> **The problem**:
Set all the material down again unchanged, without the pictures.

══ Given information

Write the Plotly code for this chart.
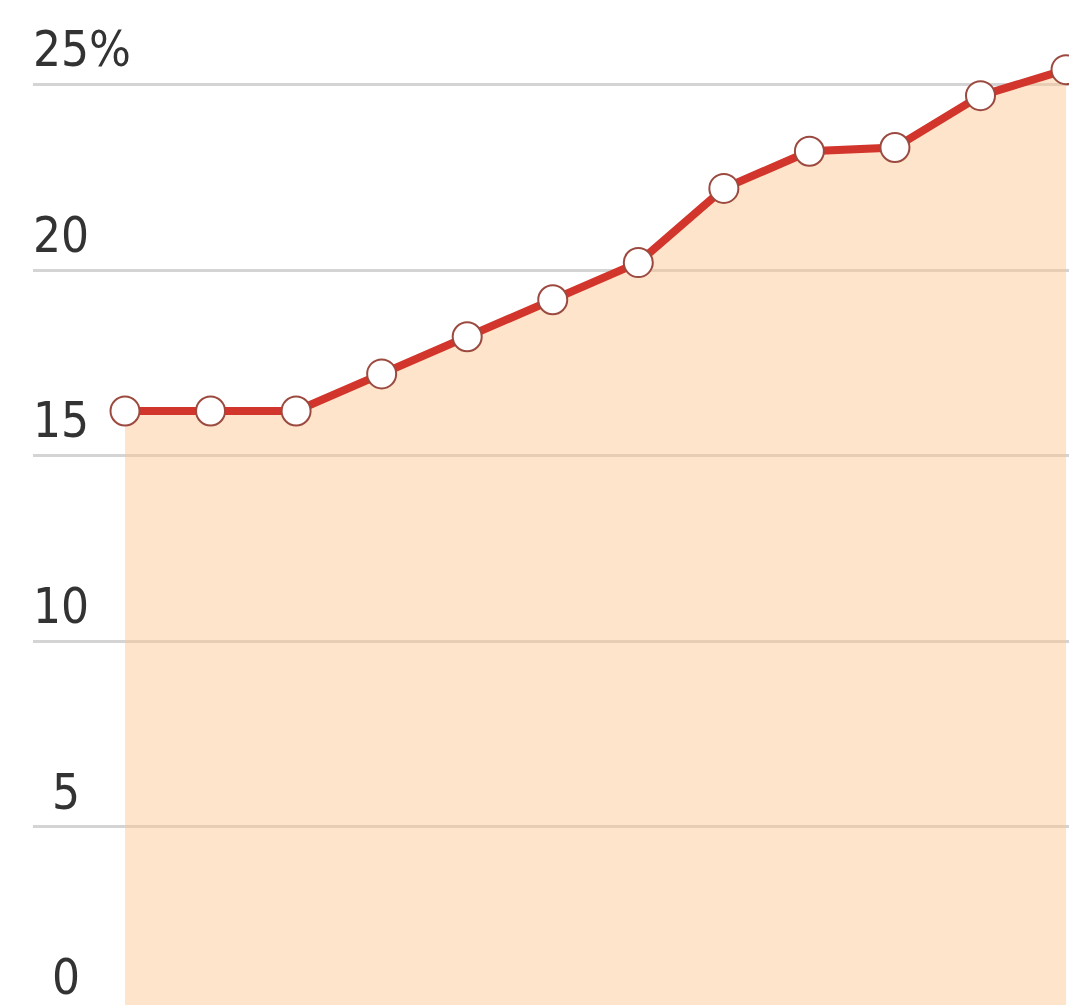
import plotly.graph_objects as go

# Data
periods = list(range(12))
share = [16.2, 16.2, 16.2, 17.2, 18.2, 19.2, 20.2, 22.2, 23.2, 23.3, 24.7, 25.4]
tick_vals = [0, 5, 10, 15, 20, 25]
tick_text = ["0", "5", "10", "15", "20", "25%"]

W, H = 1069, 1005
L = 33
x0_px, dx_px = 125, 85.55
y0_px, dy_px = 1012, 37.1

FONT = "Liberation Sans Narrow, DejaVu Sans Condensed, Arial Narrow, Liberation Sans, sans-serif"

fig = go.Figure()
fig.add_trace(go.Scatter(
    x=periods, y=share, mode="lines+markers",
    fill="tozeroy", fillcolor="rgba(250,198,146,0.48)",
    line=dict(color="#d2352b", width=8),
    marker=dict(size=29, color="white", line=dict(color="#9c4a3f", width=2)),
    hoverinfo="skip",
))

annotations = []
for v, t in zip(tick_vals, tick_text):
    if t.endswith("%") or len(t) >= 2:
        ax, anchor = 0, "left"
    else:
        ax, anchor = (82 - L) / (W - L), "right"
    grid_px = y0_px - v * dy_px
    annotations.append(dict(
        x=ax, xref="paper", y=1 - grid_px / H, yref="paper", text=t, showarrow=False,
        xanchor=anchor, yanchor="bottom", yshift=4, xshift=-2 if anchor == "left" else 0,
        font=dict(family=FONT, size=49, color="#333333"),
    ))

fig.update_layout(
    width=W, height=H,
    margin=dict(l=L, r=0, t=0, b=0),
    paper_bgcolor="white", plot_bgcolor="white",
    showlegend=False,
    annotations=annotations,
    xaxis=dict(range=[-(x0_px - L) / dx_px, (W - x0_px) / dx_px],
               showgrid=False, zeroline=False, showticklabels=False, ticks=""),
    yaxis=dict(range=[(y0_px - H) / dy_px, y0_px / dy_px],
               tickvals=tick_vals, showticklabels=False, ticks="",
               showgrid=True, gridcolor="#d4d4d4", gridwidth=2.5, zeroline=False),
)

fig.write_html(
    "out.html",
    config={"displayModeBar": False},
    post_script="document.body.style.margin='0';document.body.style.overflow='hidden';",
)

════

> **Response to the exercise**:
Write the Plotly code for this chart.
import plotly.graph_objects as go

# Data
periods = list(range(12))
share = [16.2, 16.2, 16.2, 17.2, 18.2, 19.2, 20.2, 22.2, 23.2, 23.3, 24.7, 25.4]
tick_vals = [0, 5, 10, 15, 20, 25]
tick_text = ["0", "5", "10", "15", "20", "25%"]

W, H = 1069, 1005
L = 33
x0_px, dx_px = 125, 85.55
y0_px, dy_px = 1012, 37.1

FONT = "Liberation Sans Narrow, DejaVu Sans Condensed, Arial Narrow, Liberation Sans, sans-serif"

fig = go.Figure()
fig.add_trace(go.Scatter(
    x=periods, y=share, mode="lines+markers",
    fill="tozeroy", fillcolor="rgba(250,198,146,0.48)",
    line=dict(color="#d2352b", width=8),
    marker=dict(size=29, color="white", line=dict(color="#9c4a3f", width=2)),
    hoverinfo="skip",
))

annotations = []
for v, t in zip(tick_vals, tick_text):
    if t.endswith("%") or len(t) >= 2:
        ax, anchor = 0, "left"
    else:
        ax, anchor = (82 - L) / (W - L), "right"
    grid_px = y0_px - v * dy_px
    annotations.append(dict(
        x=ax, xref="paper", y=1 - grid_px / H, yref="paper", text=t, showarrow=False,
        xanchor=anchor, yanchor="bottom", yshift=4, xshift=-2 if anchor == "left" else 0,
        font=dict(family=FONT, size=49, color="#333333"),
    ))

fig.update_layout(
    width=W, height=H,
    margin=dict(l=L, r=0, t=0, b=0),
    paper_bgcolor="white", plot_bgcolor="white",
    showlegend=False,
    annotations=annotations,
    xaxis=dict(range=[-(x0_px - L) / dx_px, (W - x0_px) / dx_px],
               showgrid=False, zeroline=False, showticklabels=False, ticks=""),
    yaxis=dict(range=[(y0_px - H) / dy_px, y0_px / dy_px],
               tickvals=tick_vals, showticklabels=False, ticks="",
               showgrid=True, gridcolor="#d4d4d4", gridwidth=2.5, zeroline=False),
)

fig.write_html(
    "out.html",
    config={"displayModeBar": False},
    post_script="document.body.style.margin='0';document.body.style.overflow='hidden';",
)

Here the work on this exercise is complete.